## Your goal
Can you transcribe the data exactly? Leave the pictures out.

## Information supplied
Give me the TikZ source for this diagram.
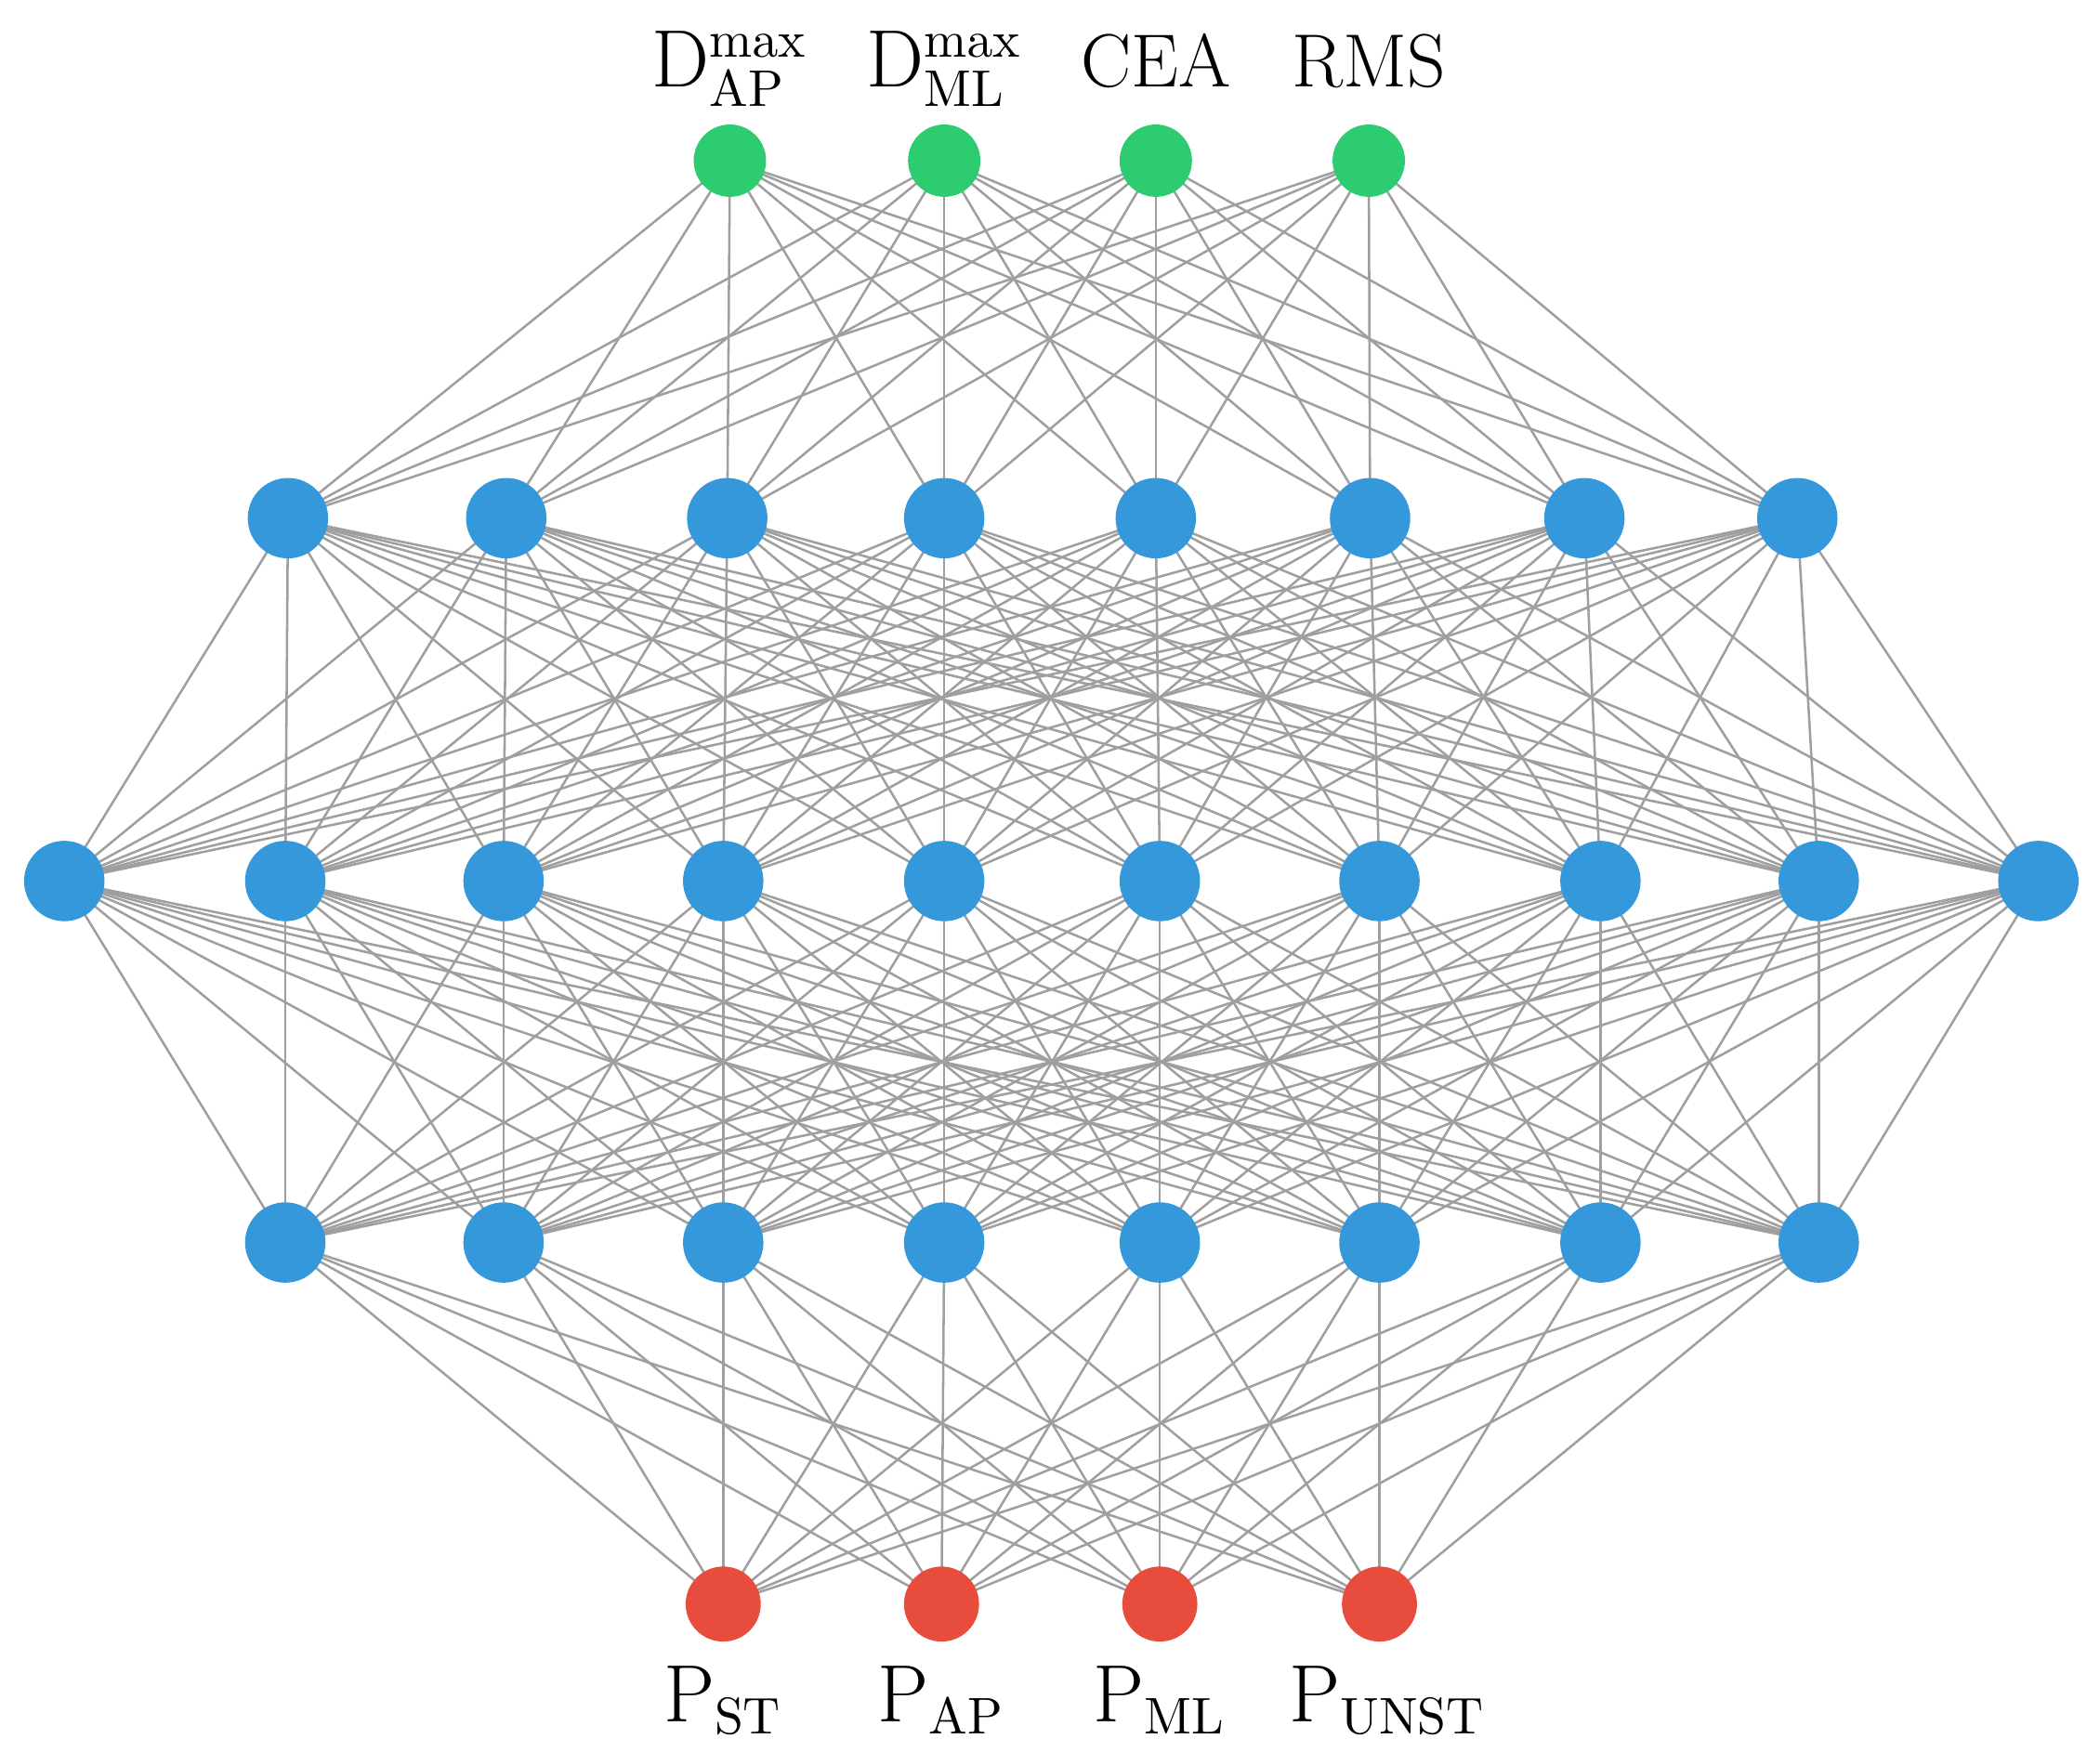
\documentclass[tikz,border=0pt]{standalone}
\begin{document}
\begin{tikzpicture}[x=0.01cm,y=-0.01cm,
  g/.style={circle,fill=green!70!black!60!cyan!20!green,inner sep=0pt,minimum size=0.54cm},
  b/.style={circle,fill=blue!40!cyan!80!black,inner sep=0pt,minimum size=0.6cm},
  r/.style={circle,fill=red!75!orange,inner sep=0pt,minimum size=0.56cm},
  e/.style={draw=gray!75,line width=0.5pt},
  lab/.style={font=\fontsize{16}{19}\selectfont}]
\definecolor{cg}{HTML}{2ECC71}\definecolor{cb}{HTML}{3498DB}\definecolor{cr}{HTML}{E74C3C}
\useasboundingbox (0,0) rectangle (1568,1308);
\foreach \x [count=\i] in {545,705,863,1022} \coordinate (G\i) at (\x,120);
\foreach \x [count=\i] in {215,378,543,705,863,1023,1183,1342} \coordinate (A\i) at (\x,387);
\foreach \x [count=\i] in {48,213,376,540,705,866,1030,1195,1358,1522} \coordinate (B\i) at (\x,658);
\foreach \x [count=\i] in {213,376,540,705,866,1030,1195,1358} \coordinate (C\i) at (\x,928);
\foreach \x [count=\i] in {540,703,866,1030} \coordinate (R\i) at (\x,1198);
\foreach \i in {1,...,4} \foreach \j in {1,...,8} \draw[e] (G\i) -- (A\j);
\foreach \i in {1,...,8} \foreach \j in {1,...,10} \draw[e] (A\i) -- (B\j);
\foreach \i in {1,...,10} \foreach \j in {1,...,8} \draw[e] (B\i) -- (C\j);
\foreach \i in {1,...,8} \foreach \j in {1,...,4} \draw[e] (C\i) -- (R\j);
\foreach \i in {1,...,4} \node[g,fill=cg] (g\i) at (G\i) {};
\foreach \i in {1,...,8} \node[b,fill=cb] (a\i) at (A\i) {};
\foreach \i in {1,...,10} \node[b,fill=cb] (b\i) at (B\i) {};
\foreach \i in {1,...,8} \node[b,fill=cb] (c\i) at (C\i) {};
\foreach \i in {1,...,4} \node[r,fill=cr] (r\i) at (R\i) {};
\node[lab,anchor=south] (l1) at (545,92) {$\mathrm{D}^{\mathrm{max}}_{\mathrm{AP}}$};
\node[lab,anchor=south] (l2) at (705,92) {$\mathrm{D}^{\mathrm{max}}_{\mathrm{ML}}$};
\node[lab,anchor=south] (l3) at (863,78) {CEA};
\node[lab,anchor=south] (l4) at (1022,78) {RMS};
\node[lab,anchor=north] (m1) at (540,1232) {$\mathrm{P}_{\mathrm{ST}}$};
\node[lab,anchor=north] (m2) at (703,1232) {$\mathrm{P}_{\mathrm{AP}}$};
\node[lab,anchor=north] (m3) at (866,1232) {$\mathrm{P}_{\mathrm{ML}}$};
\node[lab,anchor=north] (m4) at (1036,1232) {$\mathrm{P}_{\mathrm{UNST}}$};
\end{tikzpicture}
\end{document}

## Solution for this problem
Give me the TikZ source for this diagram.
\documentclass[tikz,border=0pt]{standalone}
\begin{document}
\begin{tikzpicture}[x=0.01cm,y=-0.01cm,
  g/.style={circle,fill=green!70!black!60!cyan!20!green,inner sep=0pt,minimum size=0.54cm},
  b/.style={circle,fill=blue!40!cyan!80!black,inner sep=0pt,minimum size=0.6cm},
  r/.style={circle,fill=red!75!orange,inner sep=0pt,minimum size=0.56cm},
  e/.style={draw=gray!75,line width=0.5pt},
  lab/.style={font=\fontsize{16}{19}\selectfont}]
\definecolor{cg}{HTML}{2ECC71}\definecolor{cb}{HTML}{3498DB}\definecolor{cr}{HTML}{E74C3C}
\useasboundingbox (0,0) rectangle (1568,1308);
\foreach \x [count=\i] in {545,705,863,1022} \coordinate (G\i) at (\x,120);
\foreach \x [count=\i] in {215,378,543,705,863,1023,1183,1342} \coordinate (A\i) at (\x,387);
\foreach \x [count=\i] in {48,213,376,540,705,866,1030,1195,1358,1522} \coordinate (B\i) at (\x,658);
\foreach \x [count=\i] in {213,376,540,705,866,1030,1195,1358} \coordinate (C\i) at (\x,928);
\foreach \x [count=\i] in {540,703,866,1030} \coordinate (R\i) at (\x,1198);
\foreach \i in {1,...,4} \foreach \j in {1,...,8} \draw[e] (G\i) -- (A\j);
\foreach \i in {1,...,8} \foreach \j in {1,...,10} \draw[e] (A\i) -- (B\j);
\foreach \i in {1,...,10} \foreach \j in {1,...,8} \draw[e] (B\i) -- (C\j);
\foreach \i in {1,...,8} \foreach \j in {1,...,4} \draw[e] (C\i) -- (R\j);
\foreach \i in {1,...,4} \node[g,fill=cg] (g\i) at (G\i) {};
\foreach \i in {1,...,8} \node[b,fill=cb] (a\i) at (A\i) {};
\foreach \i in {1,...,10} \node[b,fill=cb] (b\i) at (B\i) {};
\foreach \i in {1,...,8} \node[b,fill=cb] (c\i) at (C\i) {};
\foreach \i in {1,...,4} \node[r,fill=cr] (r\i) at (R\i) {};
\node[lab,anchor=south] (l1) at (545,92) {$\mathrm{D}^{\mathrm{max}}_{\mathrm{AP}}$};
\node[lab,anchor=south] (l2) at (705,92) {$\mathrm{D}^{\mathrm{max}}_{\mathrm{ML}}$};
\node[lab,anchor=south] (l3) at (863,78) {CEA};
\node[lab,anchor=south] (l4) at (1022,78) {RMS};
\node[lab,anchor=north] (m1) at (540,1232) {$\mathrm{P}_{\mathrm{ST}}$};
\node[lab,anchor=north] (m2) at (703,1232) {$\mathrm{P}_{\mathrm{AP}}$};
\node[lab,anchor=north] (m3) at (866,1232) {$\mathrm{P}_{\mathrm{ML}}$};
\node[lab,anchor=north] (m4) at (1036,1232) {$\mathrm{P}_{\mathrm{UNST}}$};
\end{tikzpicture}
\end{document}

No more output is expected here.